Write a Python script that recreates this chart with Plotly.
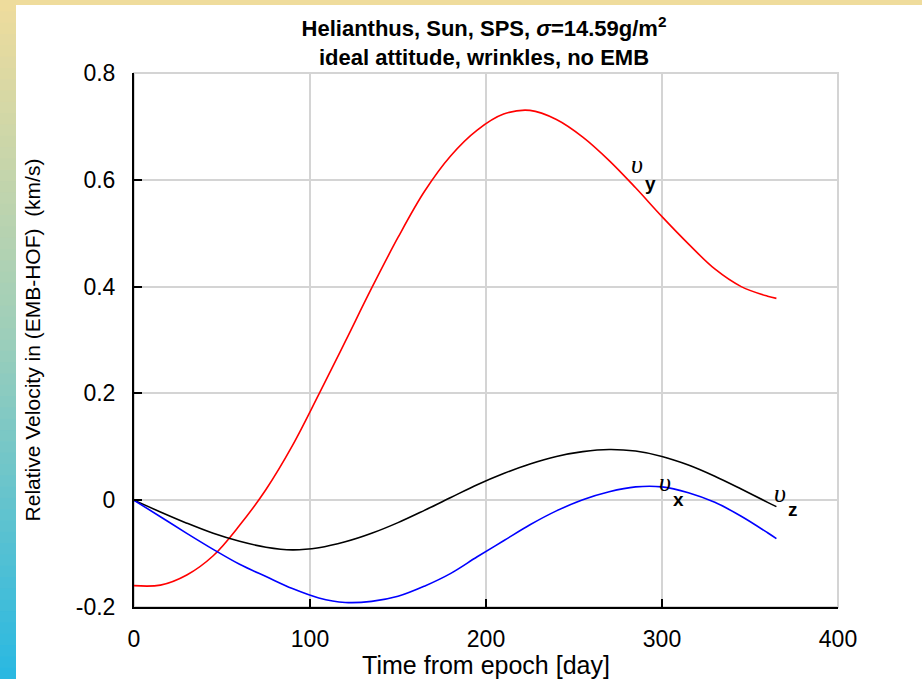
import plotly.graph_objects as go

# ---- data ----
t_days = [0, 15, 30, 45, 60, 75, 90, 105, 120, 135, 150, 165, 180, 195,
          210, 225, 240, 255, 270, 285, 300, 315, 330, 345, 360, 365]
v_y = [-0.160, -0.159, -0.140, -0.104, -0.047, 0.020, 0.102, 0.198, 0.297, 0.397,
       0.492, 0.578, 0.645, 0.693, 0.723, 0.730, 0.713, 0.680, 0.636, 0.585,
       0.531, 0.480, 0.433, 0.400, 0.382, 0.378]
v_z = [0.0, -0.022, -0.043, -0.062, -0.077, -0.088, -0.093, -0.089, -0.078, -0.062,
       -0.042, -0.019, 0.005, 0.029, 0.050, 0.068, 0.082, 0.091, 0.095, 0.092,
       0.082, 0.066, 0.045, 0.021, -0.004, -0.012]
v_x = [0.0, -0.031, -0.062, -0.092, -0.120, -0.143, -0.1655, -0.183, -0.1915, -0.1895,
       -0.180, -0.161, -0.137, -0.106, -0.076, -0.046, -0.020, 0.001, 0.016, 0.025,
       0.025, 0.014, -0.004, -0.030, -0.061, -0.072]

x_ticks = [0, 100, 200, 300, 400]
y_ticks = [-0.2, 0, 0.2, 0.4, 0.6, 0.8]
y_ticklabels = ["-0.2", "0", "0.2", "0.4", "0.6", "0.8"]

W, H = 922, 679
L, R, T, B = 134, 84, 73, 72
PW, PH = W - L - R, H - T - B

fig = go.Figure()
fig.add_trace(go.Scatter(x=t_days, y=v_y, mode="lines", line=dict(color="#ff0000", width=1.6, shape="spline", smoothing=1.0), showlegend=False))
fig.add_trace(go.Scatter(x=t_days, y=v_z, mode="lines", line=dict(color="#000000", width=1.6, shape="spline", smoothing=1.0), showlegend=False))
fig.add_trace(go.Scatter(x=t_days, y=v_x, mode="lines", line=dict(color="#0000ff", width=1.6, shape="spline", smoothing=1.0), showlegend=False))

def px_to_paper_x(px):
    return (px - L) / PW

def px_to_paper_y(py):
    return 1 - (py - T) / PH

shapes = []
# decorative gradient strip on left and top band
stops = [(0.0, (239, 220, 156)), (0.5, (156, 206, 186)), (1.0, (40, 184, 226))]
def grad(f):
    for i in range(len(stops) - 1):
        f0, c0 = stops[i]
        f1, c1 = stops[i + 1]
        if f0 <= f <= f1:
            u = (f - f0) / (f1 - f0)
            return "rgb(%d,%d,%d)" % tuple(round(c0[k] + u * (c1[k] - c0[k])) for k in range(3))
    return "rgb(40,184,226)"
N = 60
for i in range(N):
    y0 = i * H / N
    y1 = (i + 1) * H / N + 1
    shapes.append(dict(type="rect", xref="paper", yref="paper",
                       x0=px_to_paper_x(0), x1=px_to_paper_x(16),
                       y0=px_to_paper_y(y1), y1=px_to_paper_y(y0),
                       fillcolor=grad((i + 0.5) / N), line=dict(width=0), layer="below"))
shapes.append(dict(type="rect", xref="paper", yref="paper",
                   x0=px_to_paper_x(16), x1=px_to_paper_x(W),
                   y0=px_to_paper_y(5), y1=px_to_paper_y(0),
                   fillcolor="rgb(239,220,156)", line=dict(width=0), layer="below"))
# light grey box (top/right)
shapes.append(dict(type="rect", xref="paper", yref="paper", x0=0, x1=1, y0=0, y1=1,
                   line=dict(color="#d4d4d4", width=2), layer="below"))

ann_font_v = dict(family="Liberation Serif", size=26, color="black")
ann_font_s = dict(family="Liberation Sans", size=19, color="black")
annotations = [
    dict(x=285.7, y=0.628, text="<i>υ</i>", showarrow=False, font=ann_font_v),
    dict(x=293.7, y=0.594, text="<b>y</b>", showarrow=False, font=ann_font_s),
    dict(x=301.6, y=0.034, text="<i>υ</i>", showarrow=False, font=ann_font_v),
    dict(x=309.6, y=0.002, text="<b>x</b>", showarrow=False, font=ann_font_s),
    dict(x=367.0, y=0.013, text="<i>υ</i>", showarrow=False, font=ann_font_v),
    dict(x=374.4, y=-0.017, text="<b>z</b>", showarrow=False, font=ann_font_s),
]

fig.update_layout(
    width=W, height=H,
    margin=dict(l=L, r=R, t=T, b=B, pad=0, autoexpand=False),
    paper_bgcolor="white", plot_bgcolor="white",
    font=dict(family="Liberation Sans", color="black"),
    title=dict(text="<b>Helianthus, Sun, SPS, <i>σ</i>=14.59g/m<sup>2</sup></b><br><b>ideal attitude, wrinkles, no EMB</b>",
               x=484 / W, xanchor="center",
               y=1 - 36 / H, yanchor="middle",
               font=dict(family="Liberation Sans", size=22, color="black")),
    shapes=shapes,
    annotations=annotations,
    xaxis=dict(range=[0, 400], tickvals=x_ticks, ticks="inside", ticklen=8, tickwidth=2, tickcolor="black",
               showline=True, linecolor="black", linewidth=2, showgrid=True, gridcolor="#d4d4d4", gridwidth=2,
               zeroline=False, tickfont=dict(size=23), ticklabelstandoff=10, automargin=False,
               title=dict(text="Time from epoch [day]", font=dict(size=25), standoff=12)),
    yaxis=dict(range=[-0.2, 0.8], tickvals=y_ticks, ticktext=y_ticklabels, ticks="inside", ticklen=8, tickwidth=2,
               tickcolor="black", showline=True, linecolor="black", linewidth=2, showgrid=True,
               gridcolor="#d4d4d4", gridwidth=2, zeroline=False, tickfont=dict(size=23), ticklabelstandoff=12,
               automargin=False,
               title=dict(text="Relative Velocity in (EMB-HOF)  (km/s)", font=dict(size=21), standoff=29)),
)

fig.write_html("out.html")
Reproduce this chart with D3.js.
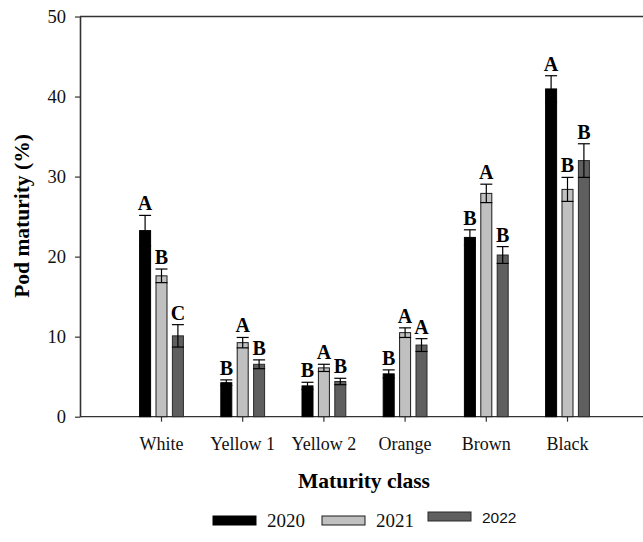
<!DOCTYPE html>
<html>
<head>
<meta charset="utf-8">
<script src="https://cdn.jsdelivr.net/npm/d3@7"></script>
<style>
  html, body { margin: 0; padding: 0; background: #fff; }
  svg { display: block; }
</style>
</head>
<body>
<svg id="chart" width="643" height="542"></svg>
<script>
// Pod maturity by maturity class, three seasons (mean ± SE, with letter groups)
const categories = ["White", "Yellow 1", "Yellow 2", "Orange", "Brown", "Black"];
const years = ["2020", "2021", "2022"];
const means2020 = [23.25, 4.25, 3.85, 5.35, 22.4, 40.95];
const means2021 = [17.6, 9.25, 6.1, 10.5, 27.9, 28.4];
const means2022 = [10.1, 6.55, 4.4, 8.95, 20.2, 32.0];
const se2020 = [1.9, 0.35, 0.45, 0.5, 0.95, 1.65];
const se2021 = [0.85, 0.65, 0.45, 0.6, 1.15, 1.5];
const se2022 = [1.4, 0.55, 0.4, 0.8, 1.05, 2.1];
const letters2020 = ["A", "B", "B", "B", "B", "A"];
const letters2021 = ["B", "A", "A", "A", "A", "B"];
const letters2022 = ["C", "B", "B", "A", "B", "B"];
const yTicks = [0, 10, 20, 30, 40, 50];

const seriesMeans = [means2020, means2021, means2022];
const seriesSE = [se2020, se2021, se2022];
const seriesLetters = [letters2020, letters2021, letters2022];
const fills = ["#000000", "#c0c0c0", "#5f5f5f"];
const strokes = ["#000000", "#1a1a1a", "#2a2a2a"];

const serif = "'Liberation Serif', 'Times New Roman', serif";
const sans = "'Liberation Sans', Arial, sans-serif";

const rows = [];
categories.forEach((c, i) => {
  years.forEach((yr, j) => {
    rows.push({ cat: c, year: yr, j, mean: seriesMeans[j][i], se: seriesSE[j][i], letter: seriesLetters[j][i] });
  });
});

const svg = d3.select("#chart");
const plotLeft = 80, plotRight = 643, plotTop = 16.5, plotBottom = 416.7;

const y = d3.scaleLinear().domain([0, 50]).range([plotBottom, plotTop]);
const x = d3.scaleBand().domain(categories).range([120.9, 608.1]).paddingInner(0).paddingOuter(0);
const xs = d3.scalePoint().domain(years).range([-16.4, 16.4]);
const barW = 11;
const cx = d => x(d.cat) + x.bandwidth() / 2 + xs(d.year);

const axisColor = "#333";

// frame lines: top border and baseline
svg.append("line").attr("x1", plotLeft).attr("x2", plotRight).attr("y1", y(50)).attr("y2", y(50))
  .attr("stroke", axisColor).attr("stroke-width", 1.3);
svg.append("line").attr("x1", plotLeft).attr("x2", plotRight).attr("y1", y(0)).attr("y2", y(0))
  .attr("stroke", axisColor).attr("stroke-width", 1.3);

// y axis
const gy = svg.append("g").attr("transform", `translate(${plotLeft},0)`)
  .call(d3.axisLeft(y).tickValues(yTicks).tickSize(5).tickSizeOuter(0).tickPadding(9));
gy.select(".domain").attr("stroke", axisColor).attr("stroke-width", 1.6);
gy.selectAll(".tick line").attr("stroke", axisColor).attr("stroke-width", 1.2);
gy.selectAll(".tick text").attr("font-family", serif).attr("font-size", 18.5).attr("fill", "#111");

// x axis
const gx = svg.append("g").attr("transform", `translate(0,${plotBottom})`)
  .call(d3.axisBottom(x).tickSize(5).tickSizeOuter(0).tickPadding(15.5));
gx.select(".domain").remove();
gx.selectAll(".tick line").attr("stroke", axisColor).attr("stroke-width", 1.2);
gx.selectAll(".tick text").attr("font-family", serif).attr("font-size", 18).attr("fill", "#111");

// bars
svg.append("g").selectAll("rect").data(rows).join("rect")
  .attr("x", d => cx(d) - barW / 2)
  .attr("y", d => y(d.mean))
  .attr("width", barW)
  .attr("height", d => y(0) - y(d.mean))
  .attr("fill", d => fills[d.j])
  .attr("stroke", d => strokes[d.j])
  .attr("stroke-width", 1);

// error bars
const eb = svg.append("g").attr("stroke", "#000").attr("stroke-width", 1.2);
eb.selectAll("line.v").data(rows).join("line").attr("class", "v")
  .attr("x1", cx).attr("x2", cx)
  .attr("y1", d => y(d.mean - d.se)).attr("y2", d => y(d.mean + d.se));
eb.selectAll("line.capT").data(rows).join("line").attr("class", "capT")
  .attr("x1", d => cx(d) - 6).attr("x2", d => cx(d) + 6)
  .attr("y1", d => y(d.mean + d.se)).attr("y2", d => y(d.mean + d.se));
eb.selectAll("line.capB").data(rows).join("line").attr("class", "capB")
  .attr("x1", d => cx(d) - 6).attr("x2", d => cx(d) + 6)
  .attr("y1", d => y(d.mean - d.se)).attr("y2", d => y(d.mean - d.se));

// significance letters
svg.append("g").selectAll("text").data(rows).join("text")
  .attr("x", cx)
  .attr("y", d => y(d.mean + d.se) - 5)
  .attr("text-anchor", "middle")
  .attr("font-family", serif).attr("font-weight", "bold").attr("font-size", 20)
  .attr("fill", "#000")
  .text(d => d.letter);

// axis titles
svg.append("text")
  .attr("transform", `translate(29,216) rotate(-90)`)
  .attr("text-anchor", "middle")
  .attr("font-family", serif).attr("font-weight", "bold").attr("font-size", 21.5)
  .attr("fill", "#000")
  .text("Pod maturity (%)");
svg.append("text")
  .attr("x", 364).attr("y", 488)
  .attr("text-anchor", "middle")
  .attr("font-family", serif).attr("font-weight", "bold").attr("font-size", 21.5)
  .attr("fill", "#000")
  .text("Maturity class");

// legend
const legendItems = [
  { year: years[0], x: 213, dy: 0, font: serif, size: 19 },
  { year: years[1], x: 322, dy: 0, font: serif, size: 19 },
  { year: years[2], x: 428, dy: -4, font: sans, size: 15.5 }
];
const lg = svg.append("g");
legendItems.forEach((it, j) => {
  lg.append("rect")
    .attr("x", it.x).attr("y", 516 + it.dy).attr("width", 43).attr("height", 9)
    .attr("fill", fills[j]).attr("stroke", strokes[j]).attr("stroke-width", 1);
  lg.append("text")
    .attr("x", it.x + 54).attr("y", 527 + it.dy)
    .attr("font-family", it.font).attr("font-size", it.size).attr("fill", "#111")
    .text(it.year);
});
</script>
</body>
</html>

§ §

_OBJECTIVE:_
Leave out any pictures, please, and quote only the lines from the top of the data through the line that contains "return 1 - (py - T) / PH".

_SOLUTION TO THIS EXERCISE:_
Write a Python script that recreates this chart with Plotly.
import plotly.graph_objects as go

# ---- data ----
t_days = [0, 15, 30, 45, 60, 75, 90, 105, 120, 135, 150, 165, 180, 195,
          210, 225, 240, 255, 270, 285, 300, 315, 330, 345, 360, 365]
v_y = [-0.160, -0.159, -0.140, -0.104, -0.047, 0.020, 0.102, 0.198, 0.297, 0.397,
       0.492, 0.578, 0.645, 0.693, 0.723, 0.730, 0.713, 0.680, 0.636, 0.585,
       0.531, 0.480, 0.433, 0.400, 0.382, 0.378]
v_z = [0.0, -0.022, -0.043, -0.062, -0.077, -0.088, -0.093, -0.089, -0.078, -0.062,
       -0.042, -0.019, 0.005, 0.029, 0.050, 0.068, 0.082, 0.091, 0.095, 0.092,
       0.082, 0.066, 0.045, 0.021, -0.004, -0.012]
v_x = [0.0, -0.031, -0.062, -0.092, -0.120, -0.143, -0.1655, -0.183, -0.1915, -0.1895,
       -0.180, -0.161, -0.137, -0.106, -0.076, -0.046, -0.020, 0.001, 0.016, 0.025,
       0.025, 0.014, -0.004, -0.030, -0.061, -0.072]

x_ticks = [0, 100, 200, 300, 400]
y_ticks = [-0.2, 0, 0.2, 0.4, 0.6, 0.8]
y_ticklabels = ["-0.2", "0", "0.2", "0.4", "0.6", "0.8"]

W, H = 922, 679
L, R, T, B = 134, 84, 73, 72
PW, PH = W - L - R, H - T - B

fig = go.Figure()
fig.add_trace(go.Scatter(x=t_days, y=v_y, mode="lines", line=dict(color="#ff0000", width=1.6, shape="spline", smoothing=1.0), showlegend=False))
fig.add_trace(go.Scatter(x=t_days, y=v_z, mode="lines", line=dict(color="#000000", width=1.6, shape="spline", smoothing=1.0), showlegend=False))
fig.add_trace(go.Scatter(x=t_days, y=v_x, mode="lines", line=dict(color="#0000ff", width=1.6, shape="spline", smoothing=1.0), showlegend=False))

def px_to_paper_x(px):
    return (px - L) / PW

def px_to_paper_y(py):
    return 1 - (py - T) / PH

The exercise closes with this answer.